━━━ RAW DATA ━━━

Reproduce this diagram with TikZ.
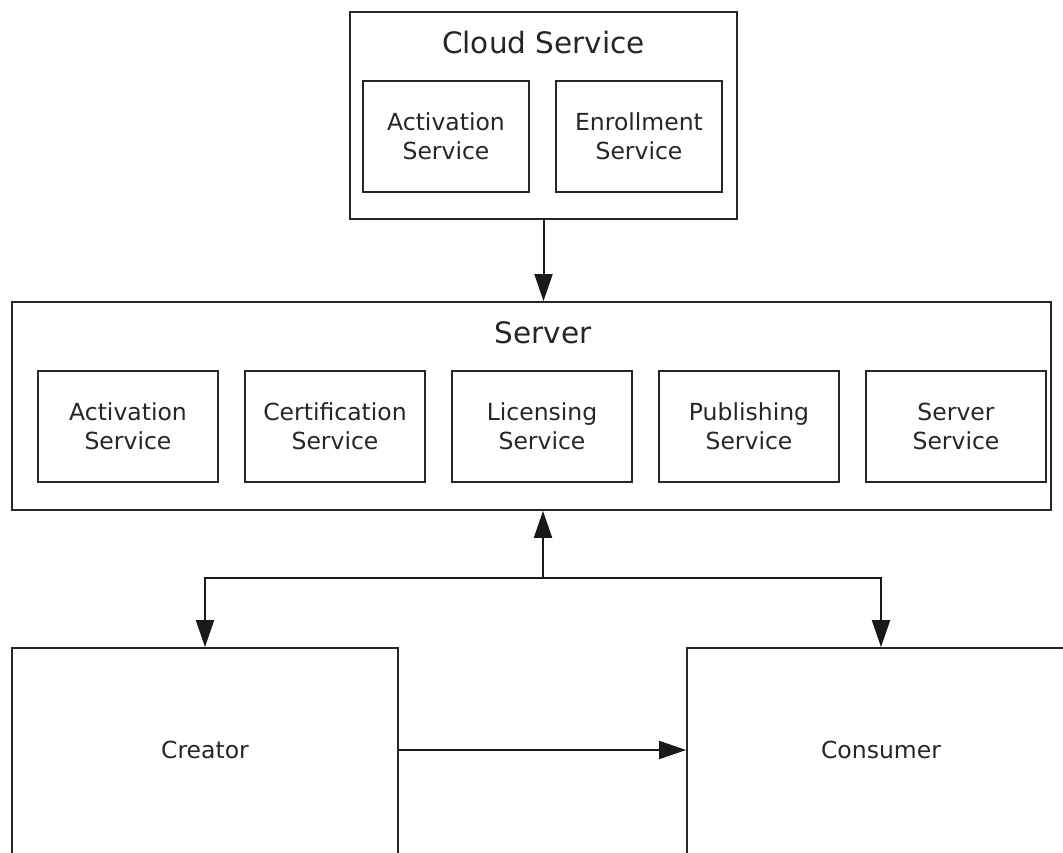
\documentclass[tikz,border=0pt]{standalone}
\usepackage{fontspec}
\setmainfont{DejaVu Sans}
\usetikzlibrary{arrows.meta}
\begin{document}
\begin{tikzpicture}[x=1pt,y=-1pt,
  box/.style={draw=black!85, line width=1.8pt, rectangle, inner sep=0pt, align=center,
    text=black!85, font=\fontsize{23.5}{29}\selectfont},
  title/.style={inner sep=0pt, text=black!85, font=\fontsize{29.5}{35}\selectfont},
  label/.style={inner sep=0pt, text=black!85, font=\fontsize{23.5}{29}\selectfont},
  arr/.style={draw=black!90, line width=2pt, -{Triangle[length=27pt,width=18pt]}}]
\useasboundingbox (0,0) rectangle (1063,852);
\clip (0,0) rectangle (1063,852);
\fill[white] (0,0) rectangle (1063,852);

% Cloud service
\node[box, minimum width=387pt, minimum height=207pt] (cloud) at (543.5,115.5) {};
\node[title] (cloudt) at (543.5,42) {Cloud Service};
\node[box, minimum width=166pt, minimum height=111pt] (cact) at (446,136.5) {Activation\\Service};
\node[box, minimum width=166pt, minimum height=111pt] (cenr) at (639,136.5) {Enrollment\\Service};

% Server
\node[box, minimum width=1039pt, minimum height=208pt] (server) at (531.5,406) {};
\node[title] (servert) at (543,333) {Server};
\node[box, minimum width=180pt, minimum height=111pt] (sact) at (128,426.5) {Activation\\Service};
\node[box, minimum width=180pt, minimum height=111pt] (scert) at (335,426.5) {Certification\\Service};
\node[box, minimum width=180pt, minimum height=111pt] (slic) at (542,426.5) {Licensing\\Service};
\node[box, minimum width=180pt, minimum height=111pt] (spub) at (749,426.5) {Publishing\\Service};
\node[box, minimum width=180pt, minimum height=111pt] (ssrv) at (956,426.5) {Server\\Service};

% Creator / Consumer
\node[box, minimum width=386pt, minimum height=300pt] (creator) at (205,798) {};
\node[label] (creatort) at (205,750) {Creator};
\node[box, minimum width=388pt, minimum height=300pt] (consumer) at (881,798) {};
\node[label] (consumert) at (881,750) {Consumer};

% Connectors
\draw[arr] (cloud.south) -- (cloud.south |- server.north);
\coordinate (j) at (543,578);
\draw[arr] (j) -- (j |- server.south);
\draw[arr] (j) -| (creator.north);
\draw[arr] (j) -| (consumer.north);
\draw[arr] (creatort -| creator.east) -- (creatort -| consumer.west);
\end{tikzpicture}
\end{document}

━━━

WHAT THIS TASK INVOLVES. Copy each line in full and exactly, omitting any picture.

TASK OUTPUT.
Reproduce this diagram with TikZ.
\documentclass[tikz,border=0pt]{standalone}
\usepackage{fontspec}
\setmainfont{DejaVu Sans}
\usetikzlibrary{arrows.meta}
\begin{document}
\begin{tikzpicture}[x=1pt,y=-1pt,
  box/.style={draw=black!85, line width=1.8pt, rectangle, inner sep=0pt, align=center,
    text=black!85, font=\fontsize{23.5}{29}\selectfont},
  title/.style={inner sep=0pt, text=black!85, font=\fontsize{29.5}{35}\selectfont},
  label/.style={inner sep=0pt, text=black!85, font=\fontsize{23.5}{29}\selectfont},
  arr/.style={draw=black!90, line width=2pt, -{Triangle[length=27pt,width=18pt]}}]
\useasboundingbox (0,0) rectangle (1063,852);
\clip (0,0) rectangle (1063,852);
\fill[white] (0,0) rectangle (1063,852);

% Cloud service
\node[box, minimum width=387pt, minimum height=207pt] (cloud) at (543.5,115.5) {};
\node[title] (cloudt) at (543.5,42) {Cloud Service};
\node[box, minimum width=166pt, minimum height=111pt] (cact) at (446,136.5) {Activation\\Service};
\node[box, minimum width=166pt, minimum height=111pt] (cenr) at (639,136.5) {Enrollment\\Service};

% Server
\node[box, minimum width=1039pt, minimum height=208pt] (server) at (531.5,406) {};
\node[title] (servert) at (543,333) {Server};
\node[box, minimum width=180pt, minimum height=111pt] (sact) at (128,426.5) {Activation\\Service};
\node[box, minimum width=180pt, minimum height=111pt] (scert) at (335,426.5) {Certification\\Service};
\node[box, minimum width=180pt, minimum height=111pt] (slic) at (542,426.5) {Licensing\\Service};
\node[box, minimum width=180pt, minimum height=111pt] (spub) at (749,426.5) {Publishing\\Service};
\node[box, minimum width=180pt, minimum height=111pt] (ssrv) at (956,426.5) {Server\\Service};

% Creator / Consumer
\node[box, minimum width=386pt, minimum height=300pt] (creator) at (205,798) {};
\node[label] (creatort) at (205,750) {Creator};
\node[box, minimum width=388pt, minimum height=300pt] (consumer) at (881,798) {};
\node[label] (consumert) at (881,750) {Consumer};

% Connectors
\draw[arr] (cloud.south) -- (cloud.south |- server.north);
\coordinate (j) at (543,578);
\draw[arr] (j) -- (j |- server.south);
\draw[arr] (j) -| (creator.north);
\draw[arr] (j) -| (consumer.north);
\draw[arr] (creatort -| creator.east) -- (creatort -| consumer.west);
\end{tikzpicture}
\end{document}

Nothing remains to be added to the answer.